**** Collected material ****
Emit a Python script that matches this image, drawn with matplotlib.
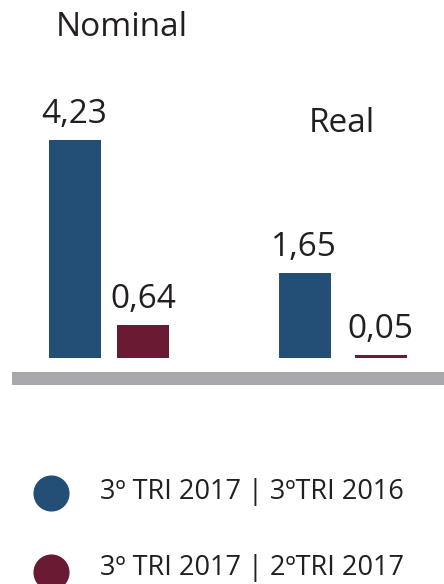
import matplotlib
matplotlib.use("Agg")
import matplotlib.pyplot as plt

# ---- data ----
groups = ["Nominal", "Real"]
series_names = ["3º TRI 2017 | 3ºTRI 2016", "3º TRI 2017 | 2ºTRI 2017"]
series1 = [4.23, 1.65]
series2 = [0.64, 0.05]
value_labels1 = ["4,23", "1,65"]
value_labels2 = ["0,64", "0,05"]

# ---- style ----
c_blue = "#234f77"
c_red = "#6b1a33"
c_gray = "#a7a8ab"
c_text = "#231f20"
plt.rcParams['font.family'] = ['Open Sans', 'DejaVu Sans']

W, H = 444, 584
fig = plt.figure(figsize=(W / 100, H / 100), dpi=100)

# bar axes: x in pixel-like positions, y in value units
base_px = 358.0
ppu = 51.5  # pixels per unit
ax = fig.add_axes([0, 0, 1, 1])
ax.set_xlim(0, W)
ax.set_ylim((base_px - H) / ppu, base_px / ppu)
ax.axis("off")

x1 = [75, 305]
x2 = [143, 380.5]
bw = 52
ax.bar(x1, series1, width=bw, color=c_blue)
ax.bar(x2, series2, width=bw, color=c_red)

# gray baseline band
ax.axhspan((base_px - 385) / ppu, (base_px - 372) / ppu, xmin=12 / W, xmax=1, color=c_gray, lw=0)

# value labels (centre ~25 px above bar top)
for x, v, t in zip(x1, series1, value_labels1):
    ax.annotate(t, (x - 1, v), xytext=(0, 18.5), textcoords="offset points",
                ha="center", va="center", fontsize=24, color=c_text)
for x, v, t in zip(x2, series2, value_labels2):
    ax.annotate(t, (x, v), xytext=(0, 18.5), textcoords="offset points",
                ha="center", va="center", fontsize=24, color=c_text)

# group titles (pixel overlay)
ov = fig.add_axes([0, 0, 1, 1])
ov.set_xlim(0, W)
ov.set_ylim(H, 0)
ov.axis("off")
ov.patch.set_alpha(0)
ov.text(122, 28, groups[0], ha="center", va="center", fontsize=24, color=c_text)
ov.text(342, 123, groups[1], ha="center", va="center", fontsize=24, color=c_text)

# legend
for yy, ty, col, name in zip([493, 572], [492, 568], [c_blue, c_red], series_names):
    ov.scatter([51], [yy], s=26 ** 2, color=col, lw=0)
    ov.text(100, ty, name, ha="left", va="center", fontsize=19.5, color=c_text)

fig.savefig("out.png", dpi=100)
****
Print, exactly as written, the lines above from the first one to the one containing "import matplotlib.pyplot as plt". Leave out pictures.

Emit a Python script that matches this image, drawn with matplotlib.
import matplotlib
matplotlib.use("Agg")
import matplotlib.pyplot as plt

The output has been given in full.